How has COVID-19 vaccine been developed so quickly compared to past vaccines?

COVID19 DRUGMED.IR 08
One of the biggest questions many people have is whether pharmaceutical companies or the FDA have cut corners in developing these vaccines so quickly. The name “Operation Warp Speed doesn’t necessarily engender this comfort and ease with the process,” said Michele Andrasik, PhD, director of social and behavioral sciences and community engagement at the Covid-19 Prevention Network at the Fred Hutchinson Cancer Research Center. “It’s been really important to tease apart which processes are being sped up.”
Indeed, this vaccine has been developed faster than any other in human history, Omer said. But that doesn’t mean corners were cut. “There have been attempts to interfere in Warp Speed, but at the core of it, the integrity of the vaccine process has been preserved,” he said. “It has been expedited by finding efficiencies in the process.”
There are two bottlenecks in prior vaccine development that Covid-19 trials cruised through.
“One of the reasons we’ve been able to move so quickly is the incredible financial investment,” said Devon Greyson, PhD, an assistant professor of health communication at the University of Massachusetts, Amherst. “Things usually take longer because we wait and see before taking the next step.”
The federal government invested nearly $10 billion in Operation Warp Speed. That enabled researchers, once they had enough data to know the vaccine was safe and induced an immune response, to move to phase 3 trials before phases 1 and 2 had even ended. It also allowed them to run combined phase 1/2 or phase 2/3 trials instead of each separately. “That doesn’t change the amount or length of follow-up we have,” Greyson said. “It just means that we were collecting things at the same time that we would have collected one after another, for financial reasons.”
Though this has long been common in cancer drug trials, it occurs less frequently in vaccine trials, which don’t usually have the urgency of cancer trials. Abundant funding also enabled researchers to enroll huge numbers of people in the phase 3 trials, which allows them to learn faster how effective the vaccine is.
The bigger trial-related holdup is usually waiting for enough infections to occur during phase 3 to learn how effective the vaccine is. The rarer a disease is, the longer it takes for enough people to become sick in both the placebo and vaccine arms. But Covid-19 cases shot up this summer and are especially exploding right now. In a sadly ironic twist, the huge numbers of new infections are “good” for a vaccine trial because it takes less time for enough trial participants to get sick and see how well the vaccine works.

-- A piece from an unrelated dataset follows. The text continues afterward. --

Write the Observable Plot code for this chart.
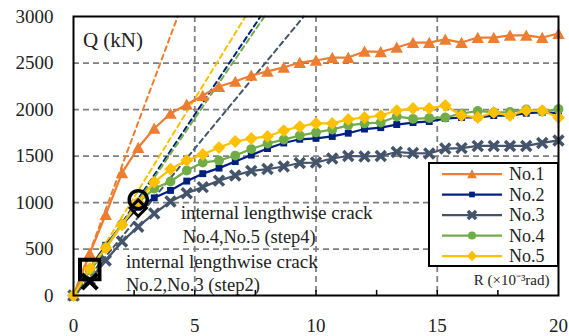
<!DOCTYPE html>
<html><head><meta charset="utf-8">
<script src="https://cdn.jsdelivr.net/npm/d3@7"></script>
<script src="https://cdn.jsdelivr.net/npm/@observablehq/plot@0.6"></script>
<style>
body{margin:0;background:#fff;}
#wrap{position:relative;width:569px;height:336px;font-family:"Liberation Serif","Times New Roman",serif;}
#wrap svg{display:block;}
#wrap svg text{font-family:"Liberation Serif","Times New Roman",serif !important;}
#legend{position:absolute;left:0;top:0;pointer-events:none;}
</style></head><body><div id="wrap"></div>
<script>
// Story drift angle R (x10^-3 rad) at each loading step
const R = [0,0.67,1.33,2,2.67,3.33,4,4.67,5.33,6,6.67,7.33,8,8.67,9.33,10,10.67,11.33,12,12.67,13.33,14,14.67,15.33,16,16.67,17.33,18,18.67,19.33,20];
// Shear force Q (kN)
const no1 = [0,452,870,1318,1591,1796,1957,2054,2150,2247,2301,2366,2409,2452,2505,2527,2559,2559,2624,2620,2667,2720,2720,2753,2720,2774,2774,2796,2796,2774,2817];
const no2 = [0,290,540,760,950,1050,1130,1230,1310,1370,1440,1510,1580,1640,1680,1690,1710,1745,1790,1805,1838,1860,1871,1903,1914,1914,1935,1935,1960,1970,1960];
const no3 = [0,170,376,580,740,882,1010,1100,1165,1235,1290,1340,1360,1387,1425,1430,1473,1500,1495,1500,1543,1532,1527,1580,1585,1608,1608,1608,1608,1640,1667];
const no4 = [0,270,520,770,1000,1150,1226,1344,1430,1452,1505,1575,1634,1677,1720,1753,1785,1830,1850,1860,1925,1900,1908,1914,1957,1984,1968,1973,2000,1978,2005];
const no5 = [0,290,510,760,1000,1220,1360,1452,1516,1591,1656,1688,1710,1774,1817,1850,1850,1893,1914,1935,1989,2011,2011,2043,1935,1914,1968,1935,1989,1989,1914];

const seriesNames = ["No.1","No.2","No.3","No.4","No.5"];
const seriesValues = [no1,no2,no3,no4,no5];
const seriesColors = ["#ED7D31","#00207F","#44546A","#70AD47","#FFC000"];
// initial stiffness lines (kN per 10^-3 rad)
const initialStiffness = [698,389,316,381,423];

const xTicks = [0,5,10,15,20];
const yTicks = [0,500,1000,1500,2000,2500,3000];
const xGrid = [5,10,15];
const yGrid = [500,1000,1500,2000,2500];
const xMinorTicks = [2.5,5,7.5,10,12.5,15,17.5];

// crack markers
const crackMarks = [
  {name:"No.2", R:0.67, Q:280, shape:"square"},
  {name:"No.3", R:0.67, Q:150, shape:"times"},
  {name:"No.4", R:2.67, Q:1030, shape:"circle"},
  {name:"No.5", R:2.67, Q:940, shape:"diamond"}
];
const notes = [
  {R:4.42, Q:882, text:"internal lengthwise crack", len:192},
  {R:4.50, Q:624, text:"No.4,No.5 (step4)", len:133},
  {R:2.16, Q:355, text:"internal lengthwise crack", len:190},
  {R:2.16, Q:108, text:"No.2,No.3 (step2)", len:134}
];
const axisTitleY = {R:0.39, Q:2742, text:"Q (kN)"};
const axisTitleX = {R:19.63, Q:161, text:"R (×10⁻³rad)"};

const diamondSym = {draw(ctx,size){const h=Math.sqrt(size/2);ctx.moveTo(0,-h);ctx.lineTo(h,0);ctx.lineTo(0,h);ctx.lineTo(-h,0);ctx.closePath();}};
const triangleSym = {draw(ctx,size){const s=Math.sqrt(size*4/Math.sqrt(3));const h=s*Math.sqrt(3)/2;ctx.moveTo(0,-h/2-0.5);ctx.lineTo(s/2,h/2);ctx.lineTo(-s/2,h/2);ctx.closePath();}};
const seriesSymbols = [triangleSym,"square","times","circle",diamondSym];
const seriesR = [4.6,3.9,4.6,4.9,5.1];

const rows = seriesNames.flatMap((name,i)=>R.map((r,k)=>({name,R:r,Q:seriesValues[i][k]})));
const stiffRows = seriesNames.flatMap((name,i)=>[{name,R:0,Q:0},{name,R:3000/initialStiffness[i],Q:3000}]);

const font = '"Liberation Serif","Times New Roman",serif';
const marks = [
  Plot.ruleX(xGrid,{stroke:"#7f7f7f",strokeWidth:1.75,strokeDasharray:"6,4"}),
  Plot.ruleY(yGrid,{stroke:"#7f7f7f",strokeWidth:1.75,strokeDasharray:"6,4"}),
];
seriesNames.forEach((name,i)=>{
  marks.push(Plot.line(stiffRows.filter(d=>d.name===name),{x:"R",y:"Q",stroke:seriesColors[i],strokeWidth:2,strokeDasharray:"5,4"}));
});
seriesNames.forEach((name,i)=>{
  const d = rows.filter(r=>r.name===name);
  marks.push(Plot.line(d,{x:"R",y:"Q",stroke:seriesColors[i],strokeWidth:2.25}));
  if (seriesSymbols[i]==="times")
    marks.push(Plot.dot(d,{x:"R",y:"Q",symbol:"times",r:4.6,stroke:seriesColors[i],strokeWidth:3.5,fill:"none"}));
  else
    marks.push(Plot.dot(d,{x:"R",y:"Q",symbol:seriesSymbols[i],r:seriesR[i],fill:seriesColors[i],stroke:"none"}));
});
const cm = s=>crackMarks.filter(d=>d.shape===s);
marks.push(
  Plot.dot(cm("square"),{x:"R",y:"Q",symbol:"square",r:11,fill:"none",stroke:"black",strokeWidth:4}),
  Plot.dot(cm("times"),{x:"R",y:"Q",symbol:"times",r:7,fill:"none",stroke:"black",strokeWidth:4}),
  Plot.dot(cm("circle"),{x:"R",y:"Q",symbol:"circle",r:9,fill:"none",stroke:"black",strokeWidth:3.5}),
  Plot.dot(cm("diamond"),{x:"R",y:"Q",symbol:diamondSym,r:6.5,fill:"none",stroke:"black",strokeWidth:3}),
  Plot.ruleX(xMinorTicks,{y1:0,y2:55,stroke:"black",strokeWidth:1.5}),
  Plot.frame({stroke:"black",strokeWidth:2}),
  Plot.axisX({ticks:xTicks,tickSize:0,tickPadding:23,fontSize:19,fontFamily:font,tickFormat:d=>String(d),label:null}),
  Plot.axisY({ticks:yTicks,tickSize:0,tickPadding:20,fontSize:19,fontFamily:font,tickFormat:d=>String(d),label:null}),
  Plot.text(notes,{x:"R",y:"Q",text:"text",textAnchor:"start",fontSize:18,fontFamily:font,fill:"#222"}),
  Plot.text([axisTitleY],{x:"R",y:"Q",text:"text",textAnchor:"start",fontSize:21,fontFamily:font,fill:"#222"}),
  Plot.text([axisTitleX],{x:"R",y:"Q",text:"text",textAnchor:"end",fontSize:15,fontFamily:font,fill:"#222"})
);

const chart = Plot.plot({
  width:569, height:336,
  marginLeft:73, marginRight:11, marginTop:16, marginBottom:41,
  style:{fontFamily:font,color:"#222",background:"white"},
  x:{domain:[0,20]},
  y:{domain:[0,3000]},
  marks
});
document.getElementById("wrap").appendChild(chart);
d3.select(chart).selectAll("text").attr("font-family",font).style("font-family",font);

// fit annotation widths to the reference
d3.select(chart).selectAll("text").each(function(){
  const n = notes.find(d=>d.text===this.textContent);
  if (n) { this.setAttribute("textLength", n.len); this.setAttribute("lengthAdjust","spacingAndGlyphs"); }
});

// legend overlay (inside the plot area, as in the reference)
const ov = d3.select("#wrap").append("svg").attr("id","legend").attr("width",569).attr("height",336);
ov.append("rect").attr("x",429).attr("y",163).attr("width",129).attr("height",103).attr("fill","white").attr("stroke","black").attr("stroke-width",2);
const legR = [3.6,3.2,3.8,4,4.2];
seriesNames.forEach((name,i)=>{
  const y = 174 + i*20.5;
  ov.append("line").attr("x1",442).attr("x2",502).attr("y1",y).attr("y2",y).attr("stroke",seriesColors[i]).attr("stroke-width",2.25);
  const sym = seriesSymbols[i];
  const type = sym==="square"?d3.symbolSquare:sym==="times"?d3.symbolTimes:sym==="circle"?d3.symbolCircle:sym;
  const p = ov.append("path").attr("transform",`translate(472,${y})`).attr("d",d3.symbol(type,Math.PI*legR[i]*legR[i])());
  if (sym==="times") p.attr("fill","none").attr("stroke",seriesColors[i]).attr("stroke-width",3.5);
  else p.attr("fill",seriesColors[i]);
  ov.append("text").attr("x",509).attr("y",y).attr("dy","0.35em").attr("font-size",18).attr("font-family",font).attr("fill","#222").text(name);
});
</script></body></html>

Finally, most vaccines require growing the virus in eggs or cell cultures in a lab, which can take many months. (Large quantities of flu vaccines take six months to make.) But mRNA vaccines only require manufacturing short mRNA strands based on the virus’s genetic sequencing. Once that genomic sequence became available in January, researchers could create those genetic strands in a few weeks, dramatically speeding up the process of actually manufacturing the vaccines.